Researchers from the Graz Institute of Technology published a paper called “NetSpectre: Read Arbitrary Memory over Network” that you can access here. From the paper:

In this paper, we present NetSpectre, a new attack based on Spectre variant 1, requiring no attacker-controlled code on the target device, thus affecting billions of devices. Similar to a local Spectre attack, our remote attack requires the presence of a Spectre gadget in the code of the target. We show that systems containing the required Spectre gadgets in an exposed network interface or API can be attacked with our generic remote Spectre attack, allowing to read arbitrary memory over the network. The attacker only sends
a series of crafted requests to the victim and measures the response time to leak a secret value from the victim’s memory.


This is a big deal. While many systems are perceived as safe from Spectre since they do not run JavaScript or untrusted code, a network attack changes this. An attacker can target a system that is available on a network without gaining local access to that system.

NetSpectre also does not use cache for the branch prediction attack. Instead, it uses an AVX side channel to deliver higher performance attack rates.

NetSpectre Good News: It is Slow

On the upside, NetSpectre is not what one would call fast. The standard attack rate yields about 15 bits of memory read per hour. Researchers have a higher performance AVX attack that quadruples this to about 60 bits per hour. At that rate, accessing large amounts of memory address space will still take a long time.

Final Words

NetSpectre is scary. Once a paper like this is released, a host of security researchers will attempt to increase the speed of the attack making it potentially more useful. Without the need to have physical access to the machine, this is nothing short of scary in the server space.

We want to applaud the team behind NetSpectre for practicing responsible disclosure. The team notified Intel on March 20, 2018, and agreed to a late July 2018 release date. This is much better than what we noted in New Bizarre AMD EPYC and Ryzen Vulnerability Disclosure which was not responsible disclosure. Great job team from Graz.


  1. Even though these threats are all the rage these days I think there is a lot more hype to it, the attacks probably haven’t really been attempted outside of an academic context.
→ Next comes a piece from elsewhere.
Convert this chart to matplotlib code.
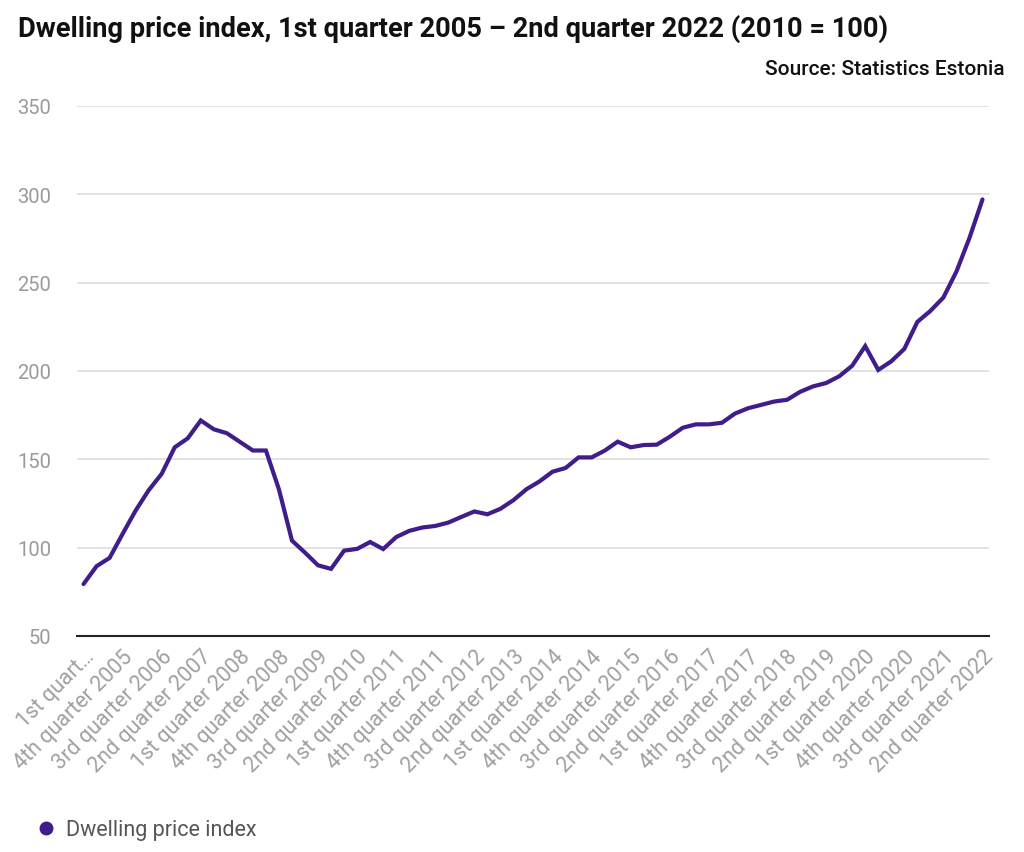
import numpy as np
import matplotlib
matplotlib.use("Agg")
import matplotlib.pyplot as plt
from matplotlib.lines import Line2D

plt.rcParams["font.family"] = ["Roboto", "DejaVu Sans"]

# --- data: dwelling price index, 2005 Q1 .. 2022 Q2 (2010 = 100) ---
quarters = [f"{q} quarter {y}" for y in range(2005, 2023)
            for q in ["1st", "2nd", "3rd", "4th"]][:70]
index_values = [
    79.4, 89.5, 94.2, 107.8,     # 2005
    121.0, 132.5, 141.8, 156.8,  # 2006
    161.9, 172.0, 167.0, 164.8,  # 2007
    159.9, 155.0, 155.0, 133.0,  # 2008
    104.0, 97.2, 90.0, 88.0,     # 2009
    98.3, 99.3, 103.2, 99.2,     # 2010
    106.0, 109.5, 111.4, 112.3,  # 2011
    114.2, 117.4, 120.5, 118.9,  # 2012
    122.0, 126.9, 133.1, 137.5,  # 2013
    143.0, 145.1, 151.1, 151.1,  # 2014
    154.9, 160.0, 156.8, 158.1,  # 2015
    158.3, 162.8, 167.9, 169.8,  # 2016
    169.8, 170.7, 175.9, 178.9,  # 2017
    180.8, 182.7, 183.7, 188.2,  # 2018
    191.3, 193.2, 197.0, 203.0,  # 2019
    214.1, 200.6, 205.5, 212.5,  # 2020
    227.8, 234.0, 241.6, 256.3,  # 2021
    275.3, 297.1,                # 2022
]
yticks = [50, 100, 150, 200, 250, 300, 350]

line_color = "#3f1d8a"
grey = "#9a9a9a"

fig = plt.figure(figsize=(10.24, 8.53), dpi=100)
ax = fig.add_axes([77 / 1024, 1 - 637 / 853, (989 - 77) / 1024, (637 - 107) / 853])

x = np.arange(len(index_values))
ax.plot(x, index_values, color=line_color, lw=3.0, solid_joinstyle="miter",
        solid_capstyle="round", zorder=3)

ax.set_xlim(-0.5, len(index_values) - 0.5)
ax.set_ylim(50, 350)
ax.set_yticks(yticks)
ax.set_yticklabels([str(v) for v in yticks], color=grey, fontsize=14.5)
ax.tick_params(axis="y", length=0, pad=18.5)
ax.grid(axis="y", color="#dddddd", lw=1.2)
ax.set_axisbelow(True)

tick_pos = x[::3]
tick_lbl = [quarters[i] for i in tick_pos]
tick_lbl[0] = "1st quart…"
ax.set_xticks(tick_pos)
ax.set_xticklabels(tick_lbl, rotation=45, ha="right", va="top",
                   rotation_mode="anchor", color="#a0a0a0", fontsize=15.5)
ax.tick_params(axis="x", length=0, pad=7)

for s in ["top", "right", "left"]:
    ax.spines[s].set_visible(False)
ax.spines["bottom"].set_color("#222222")
ax.spines["bottom"].set_linewidth(1.5)
ax.spines["bottom"].set_zorder(4)

fig.text(18 / 1024, 1 - 37 / 853,
         "Dwelling price index, 1st quarter 2005 \u2013 2nd quarter 2022 (2010 = 100)",
         fontsize=19.6, fontweight="bold", color="#111111", ha="left", va="baseline")
fig.text(1005 / 1024, 1 - 75 / 853, "Source: Statistics Estonia",
         fontsize=15, fontweight="medium", color="#111111", ha="right", va="baseline")

handle = Line2D([], [], marker="o", ls="none", color=line_color, markersize=9)
fig.legend([handle], ["Dwelling price index"], loc="center left",
           bbox_to_anchor=(14 / 1024, 1 - 831 / 853), frameon=False,
           fontsize=15.5, labelcolor="#555555", handletextpad=0.3, handlelength=1.2)

fig.savefig("out.png", dpi=100)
From my experience, there is usually an easier way in – complacent or hamstrung IT departments that can’t or won’t apply patches, snowflakes abound in infrastructure running on outdated Software , employees opening any e-Mail attachment and clicking any Link, reliance on outdated Software that is perceived as “stable”.

    These CPU Bugs are headline grabbing, but I wouldn’t say that for most the threat landscape hasn’t really changed given that many don’t get the basics right.